Saturday 22 July 2023

tierra de españa (d. joris ivens)

Ivens’ film is an unashamed propaganda piece for the Spanish republic during the Civil War. The film centres on a region to the East of Madrid and the capital itself. Of particular interest to this viewer were the scenes from the university city, where I stayed for a few cold weeks nearly twenty years ago, at what would have been the front line back in those days. Ivens’ film uses the voice of Hemingway as its narrator, and his magisterial tones suggest that despite all the difficulties, most significantly the German airforce, all will be well in the end. Of course, we know it wasn’t to be, and Ivens’ positive message turned out to be misleading. There is so much about a war we don’t know from the outside: why the republican cause faltered, what lead to eventual defeat. Was it due to strategic error; internal indiscipline, as Orwell suggests; the superior mercenary forces ranged against it, as the film suggests; or the will of the people, whatever that might be? Being a propaganda piece, Ivens’ film doesn’t offer much clarity on the subject, as its aim is to rally the troops. What did strike me, though, watching the film, double billed with Buñuel’s, is that this was such a key moment in history.

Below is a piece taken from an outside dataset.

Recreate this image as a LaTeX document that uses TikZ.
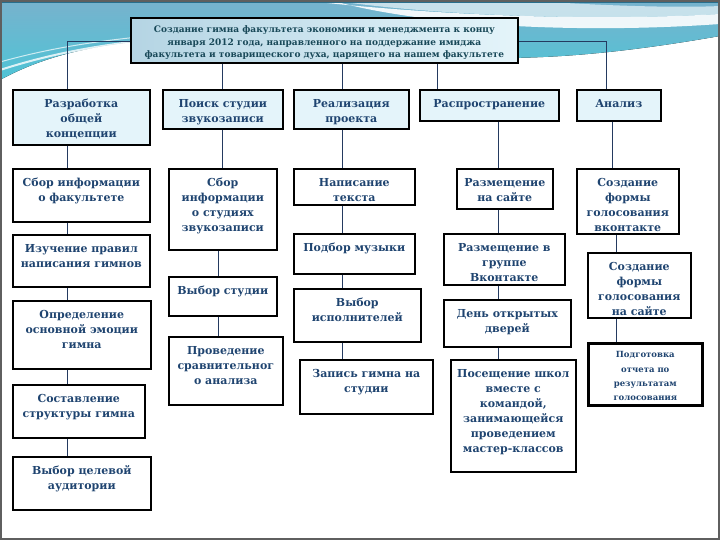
\documentclass[tikz,border=0pt]{standalone}
\usepackage{fontspec}
\setmainfont{DejaVu Serif}
\usepackage{tikz}
\usetikzlibrary{positioning}
\definecolor{inkblue}{RGB}{31,68,112}
\definecolor{inkteal}{RGB}{24,72,88}
\definecolor{linkblue}{RGB}{36,58,96}
\definecolor{stagefill}{RGB}{228,244,250}
\definecolor{swtop}{RGB}{120,178,205}
\definecolor{swbot}{RGB}{78,196,214}
\definecolor{swdark}{RGB}{40,110,140}
\definecolor{framegray}{RGB}{95,95,95}
\tikzstyle{stage} = [draw=black, line width=1.6pt, fill=stagefill, anchor=north west,
inner xsep=2pt, inner ysep=3pt, text=inkblue,
font=\bfseries\fontsize{11}{15}\selectfont]
\tikzstyle{task} = [stage, fill=white]
\tikzstyle{report} = [task, line width=2.6pt, inner ysep=1pt,
font=\bfseries\fontsize{8.5}{14.3}\selectfont]
\tikzstyle{goalbox} = [stage, left color=swtop!55, right color=stagefill, text=inkteal,
font=\bfseries\fontsize{9}{12.5}\selectfont]
\tikzstyle{link} = [draw=linkblue, line width=1pt]
% text sits at the top of each box
\newcommand{\boxtext}[3]{\parbox[t][#2][t]{#1}{\centering\rule{0pt}{0.95\baselineskip}#3}}
\newcommand{\cedge}[2]{ %
  % join each pair p/q of #2 down along column #1
  \foreach \p/\q in {#2} { %
    \draw[link] (\p.south -| #1) -- (\q.north -| #1) ;%
  } ;
}

\begin{document}
\begin{tikzpicture}[x=1pt, y=-1pt]
  \useasboundingbox (0,0) rectangle (720,540);
  % backdrop
  \fill[top color=swtop, bottom color=swbot] (0,0) -- (720,0) -- (720,36)
    .. controls (640,50) and (570,58) .. (500,58) -- (160,40)
    .. controls (90,44) and (40,58) .. (0,80) -- cycle;
  \fill[white, opacity=0.9] (300,0) .. controls (420,14) and (580,22) .. (720,14)
    -- (720,24) .. controls (580,34) and (420,26) .. (330,0) -- cycle;
  \fill[white, opacity=0.6] (330,0) -- (520,0) .. controls (600,6) and (680,8) .. (720,6)
    -- (720,14) .. controls (580,22) and (420,14) .. (330,0) -- cycle;
  \draw[white, line width=2pt, opacity=0.8] (0,70) .. controls (50,54) and (100,44) .. (170,38);
  \draw[white, line width=1pt, opacity=0.7] (0,62) .. controls (50,48) and (100,40) .. (170,34);
  \fill[swdark] (0,0) rectangle (720,3);
  \draw[framegray, line width=1.5pt] (1,1) rectangle (719,539);

  % columns
  \coordinate (bus) at (0,42);
  \coordinate (col1) at (67,0);
  \coordinate (col2) at (218,0);
  \coordinate (col3) at (342,0);
  \coordinate (col4) at (498,0);
  \coordinate (col5) at (616,0);

  % goal
  \node[goalbox] (goal) at (130,17) {\boxtext{383pt}{39pt}{Создание гимна факультета экономики и менеджмента к концу\\января 2012 года, направленного на поддержание имиджа\\факультета и товарищеского духа, царящего на нашем факультете}};

  % stages
  \node[stage] (dev)    at (12,89)  {\boxtext{133pt}{49pt}{Разработка\\общей\\концепции}};
  \node[stage] (studio) at (162,89) {\boxtext{116pt}{33pt}{Поиск студии\\звукозаписи}};
  \node[stage] (impl)   at (293,89) {\boxtext{111pt}{33pt}{Реализация\\проекта}};
  \node[stage] (spread) at (419,89) {\boxtext{135pt}{25pt}{Распространение}};
  \node[stage] (anal)   at (576,89) {\boxtext{80pt}{25pt}{Анализ}};

  % concept
  \node[task] (c11) at (12,168) {\boxtext{133pt}{47pt}{Сбор информации\\о факультете}};
  \node[task] (c12) at (12,234) {\boxtext{133pt}{46pt}{Изучение правил\\написания гимнов}};
  \node[task] (c13) at (12,300) {\boxtext{134pt}{62pt}{Определение\\основной эмоции\\гимна}};
  \node[task] (c14) at (12,384) {\boxtext{128pt}{47pt}{Составление\\структуры гимна}};
  \node[task] (c15) at (12,456) {\boxtext{134pt}{47pt}{Выбор целевой\\аудитории}};
  % studio
  \node[task] (c21) at (168,168) {\boxtext{104pt}{75pt}{Сбор\\информации\\о студиях\\звукозаписи}};
  \node[task] (c22) at (168,276) {\boxtext{104pt}{33pt}{Выбор студии}};
  \node[task] (c23) at (168,336) {\boxtext{110pt}{62pt}{Проведение\\сравнительног\\о анализа}};
  % project
  \node[task] (c31) at (293,168) {\boxtext{117pt}{30pt}{Написание\\текста}};
  \node[task] (c32) at (293,233) {\boxtext{117pt}{34pt}{Подбор музыки}};
  \node[task] (c33) at (293,288) {\boxtext{123pt}{47pt}{Выбор\\исполнителей}};
  \node[task] (c34) at (299,359) {\boxtext{129pt}{48pt}{Запись гимна на\\студии}};
  % spreading
  \node[task] (c41) at (456,168) {\boxtext{92pt}{34pt}{Размещение\\на сайте}};
  \node[task] (c42) at (443,233) {\boxtext{117pt}{45pt}{Размещение в\\группе\\Вконтакте}};
  \node[task] (c43) at (443,299) {\boxtext{123pt}{41pt}{День открытых\\дверей}};
  \node[task] (c44) at (450,359) {\boxtext{121pt}{106pt}{Посещение школ\\вместе с\\командой,\\занимающейся\\проведением\\мастер-классов}};
  % analysis
  \node[task] (c51) at (576,168) {\boxtext{98pt}{59pt}{Создание\\формы\\голосования\\вконтакте}};
  \node[task] (c52) at (587,252) {\boxtext{99pt}{59pt}{Создание\\формы\\голосования\\на сайте}};
  \node[report] (c53) at (587,342) {\boxtext{110pt}{60pt}{Подготовка\\отчета по\\результатам\\голосования}};

  % bus
  \draw[link] (goal.west |- bus) -| (dev.north -| col1);
  \draw[link] (goal.east |- bus) -| (anal.north -| 606,0);
  \draw[link] (goal.south -| 222,0) -- (studio.north -| 222,0);
  \draw[link] (goal.south -| col3) -- (impl.north -| col3);
  \draw[link] (goal.south -| 437,0) -- (spread.north -| 437,0);
  % columns
  \cedge {col1} {dev/c11, c11/c12, c12/c13, c13/c14, c14/c15}
  \draw[link] (studio.south -| 222,0) -- (c21.north -| 222,0);
  \cedge {col2} {c21/c22, c22/c23}
  \cedge {col3} {impl/c31, c31/c32, c32/c33, c33/c34}
  \cedge {col4} {spread/c41, c41/c42, c42/c43, c43/c44}
  \draw[link] (anal.south -| 612,0) -- (c51.north -| 612,0);
  \cedge {col5} {c51/c52, c52/c53}
\end{tikzpicture}
\end{document}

The victory of the far right, a European far right, emboldened Hitler and his allies. The disinterest from the UK or the USA or other natural allies, and the mixed reaction of the USSR, suggested that an attitude of non-engagement was their priority. Where we in the UK are shown a heroic version of WW2, we are never confronted with the counter-narrative of the world as it might have been had that far right movement been confronted  earlier in the process, before it had the chance to become a messianic death cult.